One does not have to hold a brief for Deputy Prime Minister Arthur Mutambara to understand five very clear things about why he is a GPA principal in terms of Zimbabwe’s laws and why only a court of law can change that.

First, Mutambara is a signatory to the GPA and that counts for something at law, espe­cially given that his legal status as a GPA signatory has not been challenged in any court of law.

Second, the only matter that is in dispute before the courts is whether MDC-M held a lawful electoral congress through which Welshman Ncube was elected to replace Mutambara. That matter is on appeal at the Supreme Court and is yet to be finalised such that the issue is still to be settled legally.

Third, there is no legal challenge in any court of law to Mutambara’s GPA position as the Deputy Prime Minister of Zimbabwe and he is therefore secure in that regard whatever is the outcome of the challenge pending in the Supreme Court.

Fourth, it is not legally clear at all as to what party Welshman Ncube now leads and the status of that party in the GPA. Is it the same party that Mutambara represented under his name and signature when the GPA was signed on September 15, 2008?

How many elected MPs, if any, does Welshman Ncube - who does not want by-elections - actually have, given the indubitable fact that some of those he has previously claimed in the past have effectively crossed to the MDC-T while others swear that their loyalty is with Mutambara? 

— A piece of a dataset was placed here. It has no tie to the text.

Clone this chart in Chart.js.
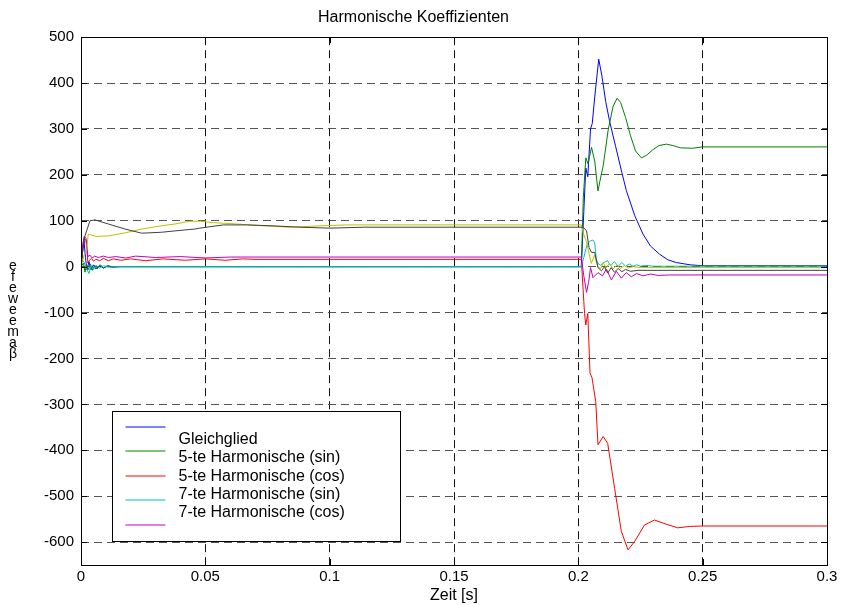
<!DOCTYPE html>
<html>
<head>
<meta charset="utf-8">
<script src="https://cdn.jsdelivr.net/npm/chart.js@4/dist/chart.umd.min.js"></script>
<style>
html, body { margin: 0; padding: 0; background: #ffffff; }
#wrap { width: 841px; height: 605px; }
</style>
</head>
<body>
<div id="wrap"><canvas id="c" width="841" height="605"></canvas></div>
<script>
// ---------- texts ----------
const titleText = 'Harmonische Koeffizienten';
const xAxisTitle = 'Zeit [s]';
const yAxisChars = ['e', 'f', 'e', 'w', 'e', 'e', 'm', 'a', 'β'];
const legendLabels = ['Gleichglied', '5-te Harmonische (sin)', '5-te Harmonische (cos)', '7-te Harmonische (sin)', '7-te Harmonische (cos)'];

// ---------- ticks ----------
const xTickValues = [0, 0.05, 0.1, 0.15, 0.2, 0.25, 0.3];
const xTickLabels = ['0', '0.05', '0.1', '0.15', '0.2', '0.25', '0.3'];
const yTickValues = [-600, -500, -400, -300, -200, -100, 0, 100, 200, 300, 400, 500];
const yTickLabels = ['-600', '-500', '-400', '-300', '-200', '-100', '0', '100', '200', '300', '400', '500'];

// ---------- series (time [s], value) ----------
const gleichT = [0,0.0006,0.0012,0.0018,0.0024,0.0032,0.0040,0.0050,0.0060,0.0075,0.0090,0.0110,0.0130,0.0160,0.2012,0.2022,0.2030,0.2038,0.2049,0.2056,0.2066,0.2082,0.2095,0.2110,0.2126,0.2150,0.2175,0.2193,0.2227,0.2260,0.2290,0.2327,0.2360,0.2394,0.2450,0.2500,0.3000];
const gleichV = [0,30,56,20,-7,11,-7,4,-5,3,-3,2,-1,0,0,120,215,196,300,312,370,452,415,360,316,262,205,166,111,71,45,27,15,9,4,2,2];

const sin5T = [0,0.0010,0.0016,0.0022,0.0030,0.0038,0.0046,0.0055,0.0065,0.0078,0.0090,0.0105,0.0120,0.0140,0.2012,0.2020,0.2030,0.2039,0.2053,0.2066,0.2079,0.2090,0.2100,0.2120,0.2140,0.2156,0.2170,0.2190,0.2210,0.2230,0.2254,0.2275,0.2300,0.2325,0.2354,0.2380,0.2410,0.2459,0.2500,0.3000];
const sin5V = [0,8,-12,4,-6,6,-8,3,-5,4,-3,2,-1,0,0,150,237,224,260,230,165,195,220,298,350,367,358,325,285,252,237,243,255,264,267,264,259,258,261,261];

const cos5T = [0,0.0006,0.0012,0.0020,0.0028,0.0034,0.0042,0.0050,0.0060,0.0075,0.0090,0.0110,0.0130,0.0160,0.0200,0.0260,0.0330,0.0420,0.0500,0.0580,0.0650,0.0700,0.2012,0.2022,0.2025,0.2030,0.2038,0.2047,0.2055,0.2070,0.2079,0.2100,0.2118,0.2146,0.2173,0.2200,0.2226,0.2266,0.2306,0.2353,0.2400,0.2447,0.2500,0.3000];
const cos5V = [0,40,62,58,8,14,18,12,16,13,18,13,17,14,17,13,17,14,17,14,17,16,16,-76,-102,-127,-102,-232,-242,-294,-388,-370,-385,-483,-577,-617,-599,-563,-552,-561,-569,-566,-565,-565];

const sin7T = [0,0.0005,0.0012,0.0022,0.0032,0.0040,0.0050,0.0060,0.0075,0.0090,0.0110,0.0140,0.2012,0.2022,0.2035,0.2045,0.2058,0.2066,0.2072,0.2079,0.2090,0.2102,0.2118,0.2130,0.2145,0.2160,0.2175,0.2190,0.2205,0.2220,0.2235,0.2250,0.2270,0.2300,0.2500,0.3000];
const sin7V = [0,15,10,-4,-15,2,-6,3,-3,2,-1,0,0,20,48,55,58,52,17,7,3,9,13,2,11,1,9,1,6,1,4,1,3,1,1,1];

const cos7T = [0,0.0006,0.0013,0.0020,0.0028,0.0036,0.0045,0.0055,0.0070,0.0090,0.0110,0.0140,0.0180,0.0220,0.0300,0.0400,0.0500,0.0600,0.2012,0.2022,0.2033,0.2041,0.2049,0.2059,0.2079,0.2097,0.2113,0.2133,0.2153,0.2173,0.2193,0.2213,0.2234,0.2260,0.2290,0.2320,0.2367,0.3000];
const cos7V = [0,45,66,62,22,25,19,23,20,23,20,22,19,23,20,22,19,21,21,-20,-56,-35,-2,-24,-13,-20,-5,-29,-10,-25,-13,-22,-15,-20,-16,-19,-18,-18];

const yellowT = [0,0.0012,0.0022,0.0029,0.0060,0.0110,0.0180,0.0244,0.0310,0.0378,0.0438,0.0480,0.0532,0.0626,0.0733,0.0840,0.0960,0.1068,0.2012,0.2022,0.2033,0.2052,0.2065,0.2078,0.2090,0.2100,0.2112,0.2125,0.2140,0.2155,0.2170,0.2185,0.2200,0.2220,0.2250,0.3000];
const yellowV = [0,25,32,71,66,67,74,82,88,93,99,99,96,93,89,86,89,91,91,70,54,7,25,0,-4,9,-3,7,-5,4,-4,2,-3,0,-2,-2];

const grayT = [0,0.0008,0.0016,0.0036,0.0056,0.0110,0.0177,0.0244,0.0324,0.0378,0.0458,0.0478,0.0572,0.0666,0.0773,0.0880,0.1001,0.1141,0.2020,0.2033,0.2043,0.2053,0.2066,0.2079,0.2093,0.2105,0.2118,0.2132,0.2145,0.2160,0.2175,0.2190,0.2210,0.2240,0.3000];
const grayV = [0,40,67,100,102,93,82,73,75,78,82,84,91,91,89,86,84,86,86,78,42,31,31,-2,-9,0,-14,-2,-12,-4,-11,-6,-10,-8,-8];

// ---------- build ----------
const FONT = '"Liberation Sans", Arial, Helvetica, sans-serif';
const seriesColors = ['#0000ff', '#008000', '#ff0000', '#00bfbf', '#bf00bf', '#bfbf00', '#404040'];
const seriesList = [
  { label: legendLabels[0], t: gleichT, v: gleichV },
  { label: legendLabels[1], t: sin5T,   v: sin5V },
  { label: legendLabels[2], t: cos5T,   v: cos5V },
  { label: legendLabels[3], t: sin7T,   v: sin7V },
  { label: legendLabels[4], t: cos7T,   v: cos7V },
  { label: '',              t: yellowT, v: yellowV },
  { label: '',              t: grayT,   v: grayV }
];
const n = seriesList.length;
const datasets = seriesList.map((s, i) => ({
  label: s.label,
  data: s.t.map((t, k) => ({ x: t, y: s.v[k] })),
  borderColor: seriesColors[i],
  backgroundColor: seriesColors[i],
  borderWidth: 1,
  pointRadius: 0,
  tension: 0,
  fill: false,
  order: n - 1 - i
}));

const decor = {
  id: 'decor',
  afterDraw(chart) {
    const ctx = chart.ctx;
    const a = chart.chartArea;
    const xs = chart.scales.x, ys = chart.scales.y;
    ctx.save();
    // frame
    ctx.strokeStyle = '#000';
    ctx.lineWidth = 1;
    ctx.setLineDash([]);
    ctx.strokeRect(Math.round(a.left) + 0.5, Math.round(a.top) + 0.5, Math.round(a.right - a.left), Math.round(a.bottom - a.top));
    // inward ticks
    const tl = 6;
    ctx.beginPath();
    xTickValues.forEach(v => {
      const px = Math.round(xs.getPixelForValue(v)) + 0.5;
      ctx.moveTo(px, a.bottom); ctx.lineTo(px, a.bottom - tl);
      ctx.moveTo(px, a.top); ctx.lineTo(px, a.top + tl);
    });
    yTickValues.forEach(v => {
      const py = Math.round(ys.getPixelForValue(v)) + 0.5;
      ctx.moveTo(a.left, py); ctx.lineTo(a.left + tl, py);
      ctx.moveTo(a.right, py); ctx.lineTo(a.right - tl, py);
    });
    ctx.stroke();

    // y axis label (stacked characters)
    ctx.fillStyle = '#000';
    ctx.font = '14px ' + FONT;
    ctx.textAlign = 'center';
    ctx.textBaseline = 'middle';
    yAxisChars.forEach((c, i) => {
      ctx.fillText(c, 13, 266 + i * 11);
    });

    // legend box
    const bx = Math.round(a.left + 31) + 0.5;
    const bw = 288, bh = 130;
    const by = Math.round(a.bottom - 24 - bh) + 0.5;
    ctx.fillStyle = '#fff';
    ctx.fillRect(bx, by, bw, bh);
    ctx.strokeStyle = '#000';
    ctx.lineWidth = 1;
    ctx.strokeRect(bx, by, bw, bh);
    ctx.font = '16px ' + FONT;
    ctx.textAlign = 'left';
    ctx.textBaseline = 'middle';
    legendLabels.forEach((lab, i) => {
      const ly = Math.round(by + 15 + i * 24.6);
      ctx.strokeStyle = seriesColors[i];
      ctx.lineWidth = 1.2;
      ctx.beginPath();
      ctx.moveTo(bx + 13, ly); ctx.lineTo(bx + 53, ly);
      ctx.stroke();
      ctx.fillStyle = '#000';
      ctx.fillText(lab, bx + 66, by + 28 + i * 18.3);
    });
    ctx.restore();
  }
};

new Chart(document.getElementById('c'), {
  type: 'line',
  data: { datasets },
  options: {
    responsive: false,
    animation: false,
    devicePixelRatio: 1,
    layout: { padding: { left: 0, right: 14, top: 0, bottom: 0 } },
    plugins: {
      legend: { display: false },
      tooltip: { enabled: false },
      title: {
        display: true, text: titleText, color: '#000',
        font: { family: FONT, size: 16, weight: 'normal' },
        padding: { top: 8, bottom: 10 }
      }
    },
    scales: {
      x: {
        type: 'linear', min: 0, max: 0.3,
        afterBuildTicks: s => { s.ticks = xTickValues.map(v => ({ value: v })); },
        afterFit: s => { s.height = 40; },
        ticks: {
          callback: (v, i) => xTickLabels[i],
          color: '#000', font: { family: FONT, size: 15 },
          padding: 3, maxRotation: 0, autoSkip: false
        },
        grid: { color: '#111', lineWidth: 1, drawTicks: false },
        border: { display: false, dash: [8, 5] },
        title: {
          display: true, text: xAxisTitle, color: '#000',
          font: { family: FONT, size: 16 }, padding: { top: 0, bottom: 0 }
        }
      },
      y: {
        type: 'linear', min: -650, max: 500,
        afterBuildTicks: s => { s.ticks = yTickValues.map(v => ({ value: v })); },
        afterFit: s => { s.width = 81; },
        ticks: {
          callback: (v, i) => yTickLabels[i],
          color: '#000', font: { family: FONT, size: 15 },
          padding: 7, autoSkip: false
        },
        grid: { color: '#555', lineWidth: 1, drawTicks: false },
        border: { display: false, dash: [8, 5] },
        title: { display: false }
      }
    }
  },
  plugins: [decor]
});
</script>
</body>
</html>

Fifth, it is now common cause that Welsh­man Ncube is one of the authors of Copac’s final draft produced on July 18 2012 and he did that not as a GPA principal but as a GPA negotiator because he clearly knew and under­stood that he is not a principal otherwise he would not have stooped that low.

Why then does Zuma’s facilitation team think it is right or legal under the false cover of Sadc to enable Ncube to now double-dip by posing as a GPA principal? Welshman Ncube has had his say on the Copac draft constitution as one of its drafters.

He must now let the GPA principals do their work unhindered and he certainly must refrain from pushing his in-laws in South Africa to bid for his politically hopeless and illegal cause.